Auch die Nutzung von Künstlicher Intelligenz (KI) in der polizeilichen Ermittlungsarbeit wurde breit diskutiert. Jochen Dahlke (Abteilungsleiter Big Data bei der Zentralen Stelle für Informationstechnik im Sicherheitsbereich – ZITiS) etwa betonte, der Einsatz einer sogenannten „schwachen KI“ zur Bewältigung größerer Datenmengen sei tendenziell grundrechtsschonend und diskriminiere nicht, denn: Die KI sei „weder neugierig noch nachtragend“. Dies zeige sich auch beim Einsatz von KI im Zusammenhang mit der Videoüberwachung öffentlicher Orte. Gegenüber dem herkömmlichen Einsatz von Kameras habe die Unterstützung durch KI den Vorteil, dass datenschutzrechtliche Bedenken umgangen werden könnten. Durch die algorithmische Analyse von Bewegungsabläufen könne auf die Erhebung personenbezogener Daten verzichtet werden, betonte Thomas Köber (Polizeipräsident Mannheim) an anderer Stelle. Die Darstellung von Gesichtern werde nach der Erfassung mittels automatischer Verpixelung verhindert.

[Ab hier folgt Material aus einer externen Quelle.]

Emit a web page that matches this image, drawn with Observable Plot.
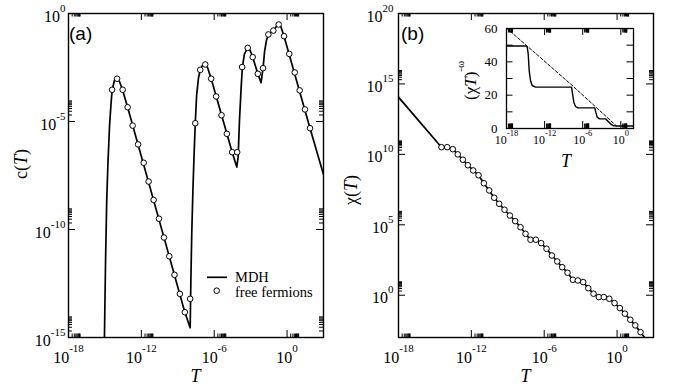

An die technischen Lösungen werden Erwartungen gestellt, welche diese – ungeachtet ihres Nutzens in der kriminalistischen Praxis, den diese gewiss mit sich bringen werden – nicht erfüllen werden können: Damit ein Attentat wie das vom Berliner Breitscheidplatz sich nicht wiederhole, forderte etwa Sabine Schumann (Bundesfrauenbeauftragte der Deutschen Polizeigewerkschaft – DPolG, Landesvorstand CDU Berlin) den Einsatz von mit KI ausgestatteten Kameras auf dem Berliner Alexanderplatz – unabhängig davon, ob eine automatische Auswertung von Bewegungsdaten ein Attentat dieser Art hätte verhindern können oder nicht. Selbiges gilt für die Ausweitung der Tätigkeit des predictive policing auf weitere Deliktfelder: Der Anbieter Precobs plant eine solche Ausweitung etwa auf Felder wie Graffiti, und Álvaro Ortigosa (Freie Universität Madrid) berichtete von einer möglichen Anwendung in den Bereichen hate speech und häusliche Gewalt. Inwiefern sich der etwa Precobs zugrundeliegende Near-Repeat-Ansatz, der der Beschreibung von Erd- und Nachbeben entlehnt worden ist, sich auf diese Felder übertragen lässt, ist höchst fraglich. Insbesondere hinsichtlich der Anwendung auf häusliche Gewalt liegt eine Reanimation der broken windows-Theorie nahe.[8]
Diskursive Schließung
Es ist daher auch nicht weiter verwunderlich, dass auf dem EPK 2019 eine kritische Aufarbeitung der letzten sicherheitsbehördlichen Skandale nicht stattfand. So wurde der selbsternannte NSU 2.0, ein rechtsradikales Netzwerk dem höchstwahrscheinlich auch hessische Polizist*innen angehören und das durch rassistische Drohbriefe an die Anwältin Seda Başay-Yıldız auf sich aufmerksam machte, ebenso wenig genannt wie das „Netzwerk Hannibal“, das sich aus Reservist*innen sowie Angehörigen der Bundeswehr und der Polizei rekrutierte und durch Recherchen der Tageszeitung taz aufgedeckt worden ist.[9] Einzig die vom niedersächsischen Innenminister Boris Pistorius geäußerten Bedenken bezüglich der Verfassungstreue von Polizist*innen mit Parteimitgliedschaft der AfD bildeten hiervon eine auffällige Ausnahme. Die Kritik am eigenen Diskurs erschien weitgehend unmöglich – unmöglich zu thematisieren und unmöglich zu sagen.[10] Migration wurde thematisiert als etwas nahezu Unheimliches, das unkontrolliert (oder schwer kontrollierbar) im besten Fall eine Herausforderung für die Arbeit der Polizei darstelle. Die ‚Magie‘ der Apparaturen und technischen Spielereien besteht vor dem Hintergrund des Fetischs der Sicherheit darin, dass durch sie eine Kontrolle über dieses unerträglich Unkontrollierbare suggeriert wird.